**Direction**
From the listing that follows, extract every line and set it down unaltered.
------
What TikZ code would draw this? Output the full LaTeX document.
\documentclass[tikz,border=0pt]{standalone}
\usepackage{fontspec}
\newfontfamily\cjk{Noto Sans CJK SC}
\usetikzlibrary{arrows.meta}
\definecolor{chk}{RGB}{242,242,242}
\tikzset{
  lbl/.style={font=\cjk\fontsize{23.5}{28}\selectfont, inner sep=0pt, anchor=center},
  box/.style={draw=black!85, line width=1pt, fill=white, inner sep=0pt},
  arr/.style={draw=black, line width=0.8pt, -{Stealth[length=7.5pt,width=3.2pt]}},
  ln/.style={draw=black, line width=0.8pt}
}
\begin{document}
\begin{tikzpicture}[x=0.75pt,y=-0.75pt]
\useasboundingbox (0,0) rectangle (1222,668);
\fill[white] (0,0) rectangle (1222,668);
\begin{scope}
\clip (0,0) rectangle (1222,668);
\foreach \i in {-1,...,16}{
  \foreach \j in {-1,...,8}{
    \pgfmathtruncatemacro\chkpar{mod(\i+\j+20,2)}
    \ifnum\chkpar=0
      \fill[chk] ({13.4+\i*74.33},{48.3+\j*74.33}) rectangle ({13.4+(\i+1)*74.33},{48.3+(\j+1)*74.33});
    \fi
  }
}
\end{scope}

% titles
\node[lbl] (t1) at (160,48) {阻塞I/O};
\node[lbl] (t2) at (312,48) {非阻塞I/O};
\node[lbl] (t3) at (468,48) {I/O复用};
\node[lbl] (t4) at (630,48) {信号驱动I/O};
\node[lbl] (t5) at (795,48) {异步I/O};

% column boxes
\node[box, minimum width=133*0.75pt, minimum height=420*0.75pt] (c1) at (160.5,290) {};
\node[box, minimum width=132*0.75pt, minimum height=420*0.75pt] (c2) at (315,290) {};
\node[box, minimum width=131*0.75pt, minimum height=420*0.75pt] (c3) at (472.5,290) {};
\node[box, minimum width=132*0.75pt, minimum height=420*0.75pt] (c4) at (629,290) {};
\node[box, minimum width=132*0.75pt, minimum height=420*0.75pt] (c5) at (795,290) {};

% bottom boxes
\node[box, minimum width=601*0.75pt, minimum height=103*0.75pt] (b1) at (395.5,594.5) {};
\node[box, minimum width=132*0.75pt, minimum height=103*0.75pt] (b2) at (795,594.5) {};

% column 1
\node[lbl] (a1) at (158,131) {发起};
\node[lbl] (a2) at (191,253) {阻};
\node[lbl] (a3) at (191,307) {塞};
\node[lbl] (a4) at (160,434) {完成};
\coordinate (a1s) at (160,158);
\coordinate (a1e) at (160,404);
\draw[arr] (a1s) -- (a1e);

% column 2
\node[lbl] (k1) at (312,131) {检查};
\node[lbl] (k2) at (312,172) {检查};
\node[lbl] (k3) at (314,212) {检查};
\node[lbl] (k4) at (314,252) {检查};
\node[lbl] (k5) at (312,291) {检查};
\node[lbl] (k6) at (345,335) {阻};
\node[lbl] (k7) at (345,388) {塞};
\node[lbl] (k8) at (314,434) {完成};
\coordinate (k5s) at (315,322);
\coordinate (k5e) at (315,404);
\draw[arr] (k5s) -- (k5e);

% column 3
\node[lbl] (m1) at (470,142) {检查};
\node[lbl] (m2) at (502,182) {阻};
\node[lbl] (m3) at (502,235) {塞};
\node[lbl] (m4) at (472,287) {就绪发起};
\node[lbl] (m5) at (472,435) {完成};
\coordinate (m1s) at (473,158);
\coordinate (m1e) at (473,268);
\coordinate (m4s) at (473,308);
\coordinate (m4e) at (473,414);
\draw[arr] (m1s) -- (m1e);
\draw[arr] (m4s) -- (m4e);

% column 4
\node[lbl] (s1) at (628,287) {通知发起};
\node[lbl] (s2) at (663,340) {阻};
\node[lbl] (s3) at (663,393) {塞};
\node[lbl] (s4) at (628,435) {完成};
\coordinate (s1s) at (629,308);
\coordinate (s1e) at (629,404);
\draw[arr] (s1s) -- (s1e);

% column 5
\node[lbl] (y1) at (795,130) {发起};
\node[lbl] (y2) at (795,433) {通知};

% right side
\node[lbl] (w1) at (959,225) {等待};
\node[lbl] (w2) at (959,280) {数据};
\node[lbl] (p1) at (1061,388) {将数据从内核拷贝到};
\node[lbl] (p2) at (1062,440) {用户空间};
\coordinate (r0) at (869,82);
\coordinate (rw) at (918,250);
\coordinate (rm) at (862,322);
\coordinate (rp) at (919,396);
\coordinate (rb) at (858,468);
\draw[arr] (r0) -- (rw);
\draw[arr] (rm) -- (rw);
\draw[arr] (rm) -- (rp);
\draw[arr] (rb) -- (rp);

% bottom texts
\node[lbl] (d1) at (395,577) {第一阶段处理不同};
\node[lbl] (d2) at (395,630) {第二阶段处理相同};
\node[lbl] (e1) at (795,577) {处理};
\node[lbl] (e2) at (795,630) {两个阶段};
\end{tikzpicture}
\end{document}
------
**Exercise answer**
What TikZ code would draw this? Output the full LaTeX document.
\documentclass[tikz,border=0pt]{standalone}
\usepackage{fontspec}
\newfontfamily\cjk{Noto Sans CJK SC}
\usetikzlibrary{arrows.meta}
\definecolor{chk}{RGB}{242,242,242}
\tikzset{
  lbl/.style={font=\cjk\fontsize{23.5}{28}\selectfont, inner sep=0pt, anchor=center},
  box/.style={draw=black!85, line width=1pt, fill=white, inner sep=0pt},
  arr/.style={draw=black, line width=0.8pt, -{Stealth[length=7.5pt,width=3.2pt]}},
  ln/.style={draw=black, line width=0.8pt}
}
\begin{document}
\begin{tikzpicture}[x=0.75pt,y=-0.75pt]
\useasboundingbox (0,0) rectangle (1222,668);
\fill[white] (0,0) rectangle (1222,668);
\begin{scope}
\clip (0,0) rectangle (1222,668);
\foreach \i in {-1,...,16}{
  \foreach \j in {-1,...,8}{
    \pgfmathtruncatemacro\chkpar{mod(\i+\j+20,2)}
    \ifnum\chkpar=0
      \fill[chk] ({13.4+\i*74.33},{48.3+\j*74.33}) rectangle ({13.4+(\i+1)*74.33},{48.3+(\j+1)*74.33});
    \fi
  }
}
\end{scope}

% titles
\node[lbl] (t1) at (160,48) {阻塞I/O};
\node[lbl] (t2) at (312,48) {非阻塞I/O};
\node[lbl] (t3) at (468,48) {I/O复用};
\node[lbl] (t4) at (630,48) {信号驱动I/O};
\node[lbl] (t5) at (795,48) {异步I/O};

% column boxes
\node[box, minimum width=133*0.75pt, minimum height=420*0.75pt] (c1) at (160.5,290) {};
\node[box, minimum width=132*0.75pt, minimum height=420*0.75pt] (c2) at (315,290) {};
\node[box, minimum width=131*0.75pt, minimum height=420*0.75pt] (c3) at (472.5,290) {};
\node[box, minimum width=132*0.75pt, minimum height=420*0.75pt] (c4) at (629,290) {};
\node[box, minimum width=132*0.75pt, minimum height=420*0.75pt] (c5) at (795,290) {};

% bottom boxes
\node[box, minimum width=601*0.75pt, minimum height=103*0.75pt] (b1) at (395.5,594.5) {};
\node[box, minimum width=132*0.75pt, minimum height=103*0.75pt] (b2) at (795,594.5) {};

% column 1
\node[lbl] (a1) at (158,131) {发起};
\node[lbl] (a2) at (191,253) {阻};
\node[lbl] (a3) at (191,307) {塞};
\node[lbl] (a4) at (160,434) {完成};
\coordinate (a1s) at (160,158);
\coordinate (a1e) at (160,404);
\draw[arr] (a1s) -- (a1e);

% column 2
\node[lbl] (k1) at (312,131) {检查};
\node[lbl] (k2) at (312,172) {检查};
\node[lbl] (k3) at (314,212) {检查};
\node[lbl] (k4) at (314,252) {检查};
\node[lbl] (k5) at (312,291) {检查};
\node[lbl] (k6) at (345,335) {阻};
\node[lbl] (k7) at (345,388) {塞};
\node[lbl] (k8) at (314,434) {完成};
\coordinate (k5s) at (315,322);
\coordinate (k5e) at (315,404);
\draw[arr] (k5s) -- (k5e);

% column 3
\node[lbl] (m1) at (470,142) {检查};
\node[lbl] (m2) at (502,182) {阻};
\node[lbl] (m3) at (502,235) {塞};
\node[lbl] (m4) at (472,287) {就绪发起};
\node[lbl] (m5) at (472,435) {完成};
\coordinate (m1s) at (473,158);
\coordinate (m1e) at (473,268);
\coordinate (m4s) at (473,308);
\coordinate (m4e) at (473,414);
\draw[arr] (m1s) -- (m1e);
\draw[arr] (m4s) -- (m4e);

% column 4
\node[lbl] (s1) at (628,287) {通知发起};
\node[lbl] (s2) at (663,340) {阻};
\node[lbl] (s3) at (663,393) {塞};
\node[lbl] (s4) at (628,435) {完成};
\coordinate (s1s) at (629,308);
\coordinate (s1e) at (629,404);
\draw[arr] (s1s) -- (s1e);

% column 5
\node[lbl] (y1) at (795,130) {发起};
\node[lbl] (y2) at (795,433) {通知};

% right side
\node[lbl] (w1) at (959,225) {等待};
\node[lbl] (w2) at (959,280) {数据};
\node[lbl] (p1) at (1061,388) {将数据从内核拷贝到};
\node[lbl] (p2) at (1062,440) {用户空间};
\coordinate (r0) at (869,82);
\coordinate (rw) at (918,250);
\coordinate (rm) at (862,322);
\coordinate (rp) at (919,396);
\coordinate (rb) at (858,468);
\draw[arr] (r0) -- (rw);
\draw[arr] (rm) -- (rw);
\draw[arr] (rm) -- (rp);
\draw[arr] (rb) -- (rp);

% bottom texts
\node[lbl] (d1) at (395,577) {第一阶段处理不同};
\node[lbl] (d2) at (395,630) {第二阶段处理相同};
\node[lbl] (e1) at (795,577) {处理};
\node[lbl] (e2) at (795,630) {两个阶段};
\end{tikzpicture}
\end{document}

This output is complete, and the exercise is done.